Thousand Dollar Thursday, A Grand New Deal Every Week

Thursday, September 8, 2011

Writing Covered Calls

I hope you are well. I'm very limited on the speed and timely accuracy of the news I get and the prices of stock and options on the stock, so you will have to check out the current prices yourself.
A blog or two ago, I mentioned I wanted to see how much oomph September Options had left. So, I set out this AM to work with a paper-trade amount of $20,000 and write covered calls. The attempt is to try to pick up 10% cash on the $20,000. Let's see what shakes out.

Simply put, Writing Covered Calls means you own stock (or buy it for this purpose) and then sell the fluff of options, giving someone the right to buy your stock at a price you pre-determine.

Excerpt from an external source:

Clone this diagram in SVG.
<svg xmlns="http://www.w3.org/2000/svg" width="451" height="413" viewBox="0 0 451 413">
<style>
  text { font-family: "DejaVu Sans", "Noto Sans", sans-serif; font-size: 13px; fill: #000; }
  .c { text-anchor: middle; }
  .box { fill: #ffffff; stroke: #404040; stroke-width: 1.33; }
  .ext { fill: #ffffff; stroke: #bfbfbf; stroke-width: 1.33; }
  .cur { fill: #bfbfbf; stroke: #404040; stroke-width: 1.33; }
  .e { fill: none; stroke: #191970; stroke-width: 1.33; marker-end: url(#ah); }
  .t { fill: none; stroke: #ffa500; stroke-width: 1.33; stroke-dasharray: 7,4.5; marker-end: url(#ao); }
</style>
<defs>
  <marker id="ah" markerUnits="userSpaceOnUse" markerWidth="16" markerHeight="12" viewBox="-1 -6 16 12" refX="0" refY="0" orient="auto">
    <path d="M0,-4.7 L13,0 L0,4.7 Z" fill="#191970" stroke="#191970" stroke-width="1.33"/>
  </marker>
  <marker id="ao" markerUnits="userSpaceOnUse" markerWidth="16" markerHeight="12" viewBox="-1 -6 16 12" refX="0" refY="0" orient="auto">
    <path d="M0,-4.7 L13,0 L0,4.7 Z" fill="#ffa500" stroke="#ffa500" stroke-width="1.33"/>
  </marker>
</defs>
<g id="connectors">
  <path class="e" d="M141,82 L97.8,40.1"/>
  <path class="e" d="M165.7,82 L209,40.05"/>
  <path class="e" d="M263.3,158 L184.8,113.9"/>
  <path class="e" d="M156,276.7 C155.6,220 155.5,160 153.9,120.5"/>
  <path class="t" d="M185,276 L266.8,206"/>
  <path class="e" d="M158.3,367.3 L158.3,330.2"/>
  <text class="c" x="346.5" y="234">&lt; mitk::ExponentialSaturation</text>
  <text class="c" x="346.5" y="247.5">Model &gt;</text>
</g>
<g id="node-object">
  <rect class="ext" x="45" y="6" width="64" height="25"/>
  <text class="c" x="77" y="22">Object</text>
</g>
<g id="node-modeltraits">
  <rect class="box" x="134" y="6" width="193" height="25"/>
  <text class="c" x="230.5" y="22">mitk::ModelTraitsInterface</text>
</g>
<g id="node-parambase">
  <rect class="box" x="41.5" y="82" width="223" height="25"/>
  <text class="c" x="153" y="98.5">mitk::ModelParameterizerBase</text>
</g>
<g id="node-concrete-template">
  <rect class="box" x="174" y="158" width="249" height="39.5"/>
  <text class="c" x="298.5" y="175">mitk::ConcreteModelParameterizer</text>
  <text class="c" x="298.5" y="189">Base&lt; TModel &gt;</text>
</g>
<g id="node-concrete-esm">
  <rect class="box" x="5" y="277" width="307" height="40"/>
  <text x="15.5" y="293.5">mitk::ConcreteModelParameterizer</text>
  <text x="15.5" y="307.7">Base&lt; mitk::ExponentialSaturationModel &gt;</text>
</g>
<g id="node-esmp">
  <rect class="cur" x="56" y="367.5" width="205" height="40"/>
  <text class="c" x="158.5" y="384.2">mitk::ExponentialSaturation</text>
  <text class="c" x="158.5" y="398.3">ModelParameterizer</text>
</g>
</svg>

By selling an option you take on an obligation to sell (deliver) the stock anytime, on or before the expiration date, usually the third Friday of the month. It should be noted that there are now two or three expiration dates a month, especially in bigger traded stocks. Again, you sell and take in the cash now, and then whether you actually sell the stock or not, you get to keep the money.

For this exercise we will not do margin. For those of you who want to pick this up a little, remember you only have to put up half of the money if trading on margin, and your broker will loan you the other half, using the stock as collateral. It is a form of debt, and should be used sparingly. If you want those calculations, just double everything you read here---the cost of the stock and the option prices.

Here goes. We'll start with RenRen (RENN). The stock is at $7.25, and I think there is every indication the stock will settle in near the strike price of $7 around next Friday, the expiration date. The $7 call option was at 50 X 60 cents. We sell at the first  (or lower) number.
RENN: 1,000 shares at $7.25 is $7,250 and we sell the calls for 50 cents, taking in $500.
ACCUMULATED TOTALS: $7,250, $500 in.
Next we'll do 2,000 shares of Eastman Kodak (EK) for $3.24, or $6,480 and sell the $3.50 call for 37 cents, taking in $740.
ACCUMULATED TOTALS: $13,730, $1,240.
Last we'll do 500 shares of FAS, an ETF (Exchange Traded Fund, in the Banking Sector), at $12.10. That's $5,060 and then sell the $12 call for 90 cents, taking in $450.
ACCUMULATED TOTALS:  $18,790 into the stocks, with $1,690 in.
Well, with this batch of stocks we didn't make it to the 10%, or $2,000, but only $1,690. And just think, it's for 8 days.

I ignored getting called out and giving back the 25 cents in RENN or the 10 cents in FAS, but I also ignored the 26 cent gain in EK times 2000, or $520. With all of that we're very close to the $2,000.
And you should see the October numbers on these. I'll write more later. Also, margin investing, even for part of this, would put you way over the top.

I suggest you start thinking of retiring. For years, I've been teaching "Cash to Asset to Cash." My books and seminars have been about getting assets to produce income---the only way to fly.